Junto a nosotros pasa un caballo casi al galope, demasiado cerca. Tomás se detiene a insultar a gritos al jinete, que nos hace la peineta echando el brazo hacia atrás sin detenerse y sin mirar atrás. Hay un centro hípico cerca y todos los años se llena de gente adinerada de toda Europa que vienen con sus carísimos caballos. Es curioso el gusto que le tienen a hacerle a todo el mundo ese gesto con el dedo corazón.

 

Tomás tiene el día hablador. Pasa de un tema a otro, de una imagen a otra sin pausa, sin razón aparente. Cuando está así me recuerda a cierta famosa descripción del siglo XIX del poeta Coleridge: como un patinador patinando a toda velocidad.

Me recuerda una serie de cuatro tablas de Botticelli sobre un cuento de Boccaccio, «La historia de Nastagio degli Onesti». Las tres primeras tablas están en El Prado. La cuarta está en el palacio Pucci, en Florencia. En Boccaccio, me dice Tomás, se encuentra en la quinta jornada, y se titula «El infierno de los amantes crueles». Nastagio, un joven de Rávena al que ha rechazado la chica de la que está enamorado, se va a lamentarse a un bosque. De pronto ve entre los árboles una extraña escena: un hombre a caballo, con dos fieros mastines, persigue a una mujer desnuda, cubierta de arañazos y heridas, que grita y llora y pide auxilio. Nastagio, lleno de espanto, ve cómo el hombre da alcance a la mujer y la mata. Luego verá cómo le saca el corazón y se lo tira a los perros. Nastagio no tiene armas, pero coge una rama y se acerca al hombre para, al menos, proteger el cadáver de la mujer. El caballero, llamando por su nombre a Nastagio como si lo conociera, le explica que él y esa mujer vivieron hace mucho tiempo, que él sufrió por el rechazo de ella y que se suicidó, por lo que ahora los dos, en el infierno, están condenados a repetir esa historia sin cesar. Efectivamente, la mujer se levanta del suelo y vuelve a comenzar la persecución. El caballero y la mujer son una especie de fantasmas encerrados en un bucle eterno. No se explica por qué Nastagio puede verlo si ellos están en el infierno. Tomás dice que Nastagio está en el infierno y no lo sabe.

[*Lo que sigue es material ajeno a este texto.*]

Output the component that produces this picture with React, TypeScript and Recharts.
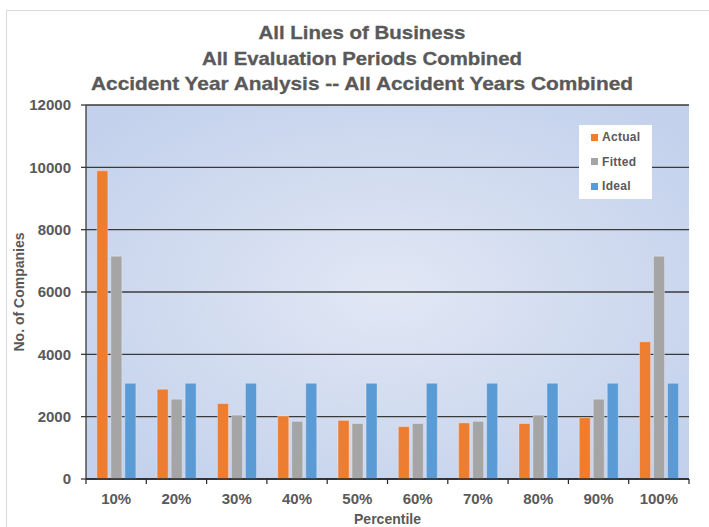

—Pero hay algo en la representación de Botticelli —dice— que me horrorizó mucho cuando era niño y la vi por primera vez en El Prado. En la segunda tabla, se ve al caballero abriendo un gran corte en el costado de la mujer y metiendo la mano para sacar el corazón. El hombre está metiendo la mano en el interior de esa bellissima giovane ignuda, y por el agujero se ve… una nada, un vacío. Algo oscuro. Un hueco, como un hueco en la tierra. Y recuerdo que pensé que solo una pequeñísima parte de nosotros recibe luz, solo la piel, que no es nada, y que la inmensa mayoría de nuestro cuerpo permanece siempre en la total oscuridad. Y esto me hizo tener pesadillas.

Me habla de una de sus obsesiones, el asesinato de Elizabeth Short, llamada la Dalia Negra, en 1947. Short era una chica de veintidós años que apareció en un solar abandonado en una zona poco frecuentada de Los Ángeles. La mujer que la encontró iba acompañada de su hija pequeña y al ver el cadáver, creyó que se trataba de un maniquí en pedazos. Hasta que se acercó un poco más. Prefiero no describir aquí en detalle las mutilaciones del cadáver, que son famosas. Tomás me dice que hace tiempo, al leer sobre todo esto, sentía que había una joven eterna que era torturada y asesinada una y otra vez a través de los siglos, de la eternidad, y una y otra vez volvía a la vida solo para ser torturada y asesinada de nuevo.

Y mientras Tomás me habla animadamente de todos los curiosos los detalles policiales del caso, que sigue sin resolverse, de pronto se pone a llorar, hasta el punto que tiene que dejar de hablar y detenerse, y nos quedamos un rato los dos quietos en la playa, él llorando como un niño y yo a cierta distancia de él, sin saber qué decir o qué hacer.